Abstract: The problem of missing data is exacerbated by the dimensionality of the data and the multiple data sources, making any analysis challenging. Deleting observations with missing entries is not an alternative as in addition to potential biais it may lead to the deletion of almost all data. An abundant literature addresses missing data as well as many implementations (more than 150 R packages.)
In this tutorial, we will review main approaches and implementation (in R and python) to tackle this issue. We will start by the inferential framework, where the aim is to estimate at best the parameters and their variance in the presence of missing data. We will discuss the dangers of single imputation methods and detail multiple imputation. Then we will cover recent results in a supervised-learning setting. A striking one is that the widely-used method of imputing with the mean prior to learning can be consistent. That such a simple approach can be relevant may have important consequences in practice. We will also explain how to perform random forest with missing values and give first results on neural nets with incomplete data.
Session Outline
Explore a database with missing values, what is the pattern of missing values, what are the type of missing values (informative, non informative).
Learn how to perform logistic regression with missing values.
Learn what confidence should be given to an analysis performed on an incomplete data.
Learn that even with high percentage of missing values some analyses can be conducted.

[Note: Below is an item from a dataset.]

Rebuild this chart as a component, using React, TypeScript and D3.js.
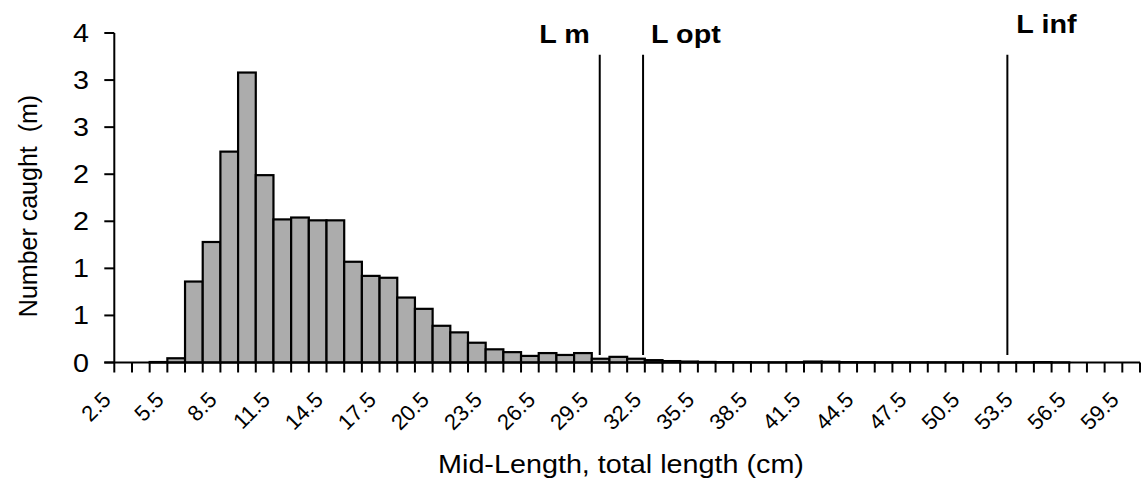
import React from 'react';
import * as d3 from 'd3';

// mid-length classes (cm)
const lengths = [
  '2.5', '3.5', '4.5', '5.5', '6.5', '7.5', '8.5', '9.5', '10.5', '11.5',
  '12.5', '13.5', '14.5', '15.5', '16.5', '17.5', '18.5', '19.5', '20.5', '21.5',
  '22.5', '23.5', '24.5', '25.5', '26.5', '27.5', '28.5', '29.5', '30.5', '31.5',
  '32.5', '33.5', '34.5', '35.5', '36.5', '37.5', '38.5', '39.5', '40.5', '41.5',
  '42.5', '43.5', '44.5', '45.5', '46.5', '47.5', '48.5', '49.5', '50.5', '51.5',
  '52.5', '53.5', '54.5', '55.5', '56.5', '57.5', '58.5', '59.5',
];

// number caught (millions)
const caught = [
  0, 0, 0.005, 0.045, 0.86, 1.28, 2.24, 3.08, 1.99, 1.52,
  1.54, 1.51, 1.51, 1.07, 0.92, 0.9, 0.69, 0.57, 0.39, 0.32,
  0.21, 0.14, 0.11, 0.07, 0.1, 0.08, 0.1, 0.04, 0.06, 0.04,
  0.025, 0.015, 0.01, 0.006, 0.004, 0.003, 0.002, 0.002, 0.003, 0.01,
  0.008, 0.004, 0.003, 0.002, 0.002, 0.002, 0.002, 0.002, 0.002, 0.001,
  0.001, 0.002, 0.004, 0.001, 0, 0, 0, 0,
];

const xTickLabels = [
  '2.5', '5.5', '8.5', '11.5', '14.5', '17.5', '20.5', '23.5', '26.5', '29.5',
  '32.5', '35.5', '38.5', '41.5', '44.5', '47.5', '50.5', '53.5', '56.5', '59.5',
];

const yTickValues = [0, 0.5, 1, 1.5, 2, 2.5, 3, 3.5];
const yTickLabels = ['0', '1', '1', '2', '2', '3', '3', '4'];

// reference lengths (cm)
const markerNames = ['L m', 'L opt', 'L inf'];
const markerValues = [29.45, 31.9, 52.5];
const markerSpan = [0.08, 3.27]; // vertical extent of the marker lines

const W = 1142;
const H = 484;
const font = '"Liberation Sans", Arial, Helvetica, sans-serif';
const SX = 1.15; // the scan is a little wider than tall

export default function App() {
  const left = 114.3;
  const right = 1140;
  const bottom = 362.5;
  const top = 33;

  const x = d3.scaleBand<string>().domain(lengths).range([left, right]).padding(0);
  const xl = d3.scaleLinear().domain([2, 60]).range([left, right]);
  const y = d3.scaleLinear().domain([0, 3.5]).range([bottom, top]);
  const bw = x.bandwidth();

  const bars = lengths.map((l, i) => ({ l, v: caught[i] }));

  // label placement for the markers: dx from line, baseline y
  const labelPos = [
    { dx: -10, y: 43, anchor: 'end' },
    { dx: 8, y: 43, anchor: 'start' },
    { dx: 9, y: 33, anchor: 'start' },
  ];

  return (
    <svg
      width={W}
      height={H}
      style={{ position: 'absolute', left: 0, top: 0, background: '#fff' }}
      fontFamily={font}
    >
      {/* bars */}
      {bars.map((d) => (
        <rect
          key={d.l}
          x={x(d.l)}
          y={y(d.v)}
          width={bw}
          height={bottom - y(d.v)}
          fill="#acacac"
          stroke="#000"
          strokeWidth={2.2}
        />
      ))}

      {/* y axis */}
      <line x1={left} x2={left} y1={top} y2={bottom} stroke="#000" strokeWidth={2} />
      {yTickValues.map((v, i) => (
        <g key={v}>
          <line x1={left - 10} x2={left} y1={y(v)} y2={y(v)} stroke="#000" strokeWidth={2} />
          <text
            transform={`translate(89, ${y(v)}) scale(${SX}, 1)`}
            dy="0.36em"
            textAnchor="end"
            fontSize={25}
          >
            {yTickLabels[i]}
          </text>
        </g>
      ))}

      {/* x axis */}
      <line x1={left - 10} x2={right} y1={bottom} y2={bottom} stroke="#000" strokeWidth={2} />
      {d3.range(lengths.length + 1).map((i) => {
        const tx = i < lengths.length ? (x(lengths[i]) as number) : right;
        return (
          <line key={i} x1={tx} x2={tx} y1={bottom} y2={bottom + 10} stroke="#000" strokeWidth={2} />
        );
      })}
      {xTickLabels.map((l) => {
        const cx = (x(l) as number) + bw / 2 - 11;
        const cy = 401;
        return (
          <text
            key={l}
            x={cx}
            y={cy}
            textAnchor="end"
            fontSize={22}
            transform={`rotate(-45, ${cx}, ${cy})`}
          >
            {l}
          </text>
        );
      })}

      {/* marker lines */}
      {markerValues.map((v, i) => (
        <g key={markerNames[i]}>
          <line
            x1={xl(v)}
            x2={xl(v)}
            y1={y(markerSpan[1])}
            y2={y(markerSpan[0])}
            stroke="#000"
            strokeWidth={2}
          />
          <text
            transform={`translate(${xl(v) + labelPos[i].dx}, ${labelPos[i].y}) scale(${SX}, 1)`}
            textAnchor={labelPos[i].anchor as any}
            fontSize={25}
            fontWeight="bold"
          >
            {markerNames[i]}
          </text>
        </g>
      ))}

      {/* axis titles */}
      <text
        transform={`translate(621, 473) scale(${SX}, 1)`}
        textAnchor="middle"
        fontSize={25}
      >
        Mid-Length, total length (cm)
      </text>
      <text
        transform={`translate(37, 206) rotate(-90)`}
        textAnchor="middle"
        fontSize={25}
        style={{ whiteSpace: 'pre' }}
      >
        {'Number caught  (m)'}
      </text>
    </svg>
  );
}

Implement main matrix completions, multiple imputations techniques.
Learn how to do supervised learning with missing values when you have missing values in both train and test sets.
Background Knowledge
Basic knowledge in stat/ML methods (logistic (regression) analysis, PCA, random forest, etc.) Knowledge in R and python.
Bio: Julie Josse is a senior researcher at Inria and a scientific collaborator and teacher at at Ecole Polytechnique (Institut Polytechnique de Paris) in France. Julie Josse's is an expert in handling missing values (inference, multiple imputation, matrix completion, missing non at random data, supervised learning with missing values) and has created a platform to collect works and give resources to users https://rmisstastic.netlify.app/, has organized workshops on the topic. Her vocation is to push methodological innovation to bring useful application of her research to the user in particular in bio-sciences and health. Her curent research focuses on causal inferences techniques for personalized medicine. She leads an important project with the Traumabase group dedicated to the management of polytraumatized patients to help emergency doctors making decisions. Julie Josse is dedicated to reproducible research with the R statistical software: she has developed packages including missMDA and FactoMineR to transfer her work, she is a member of the R foundation and of Rforwards to increase the participation of minorities in the community.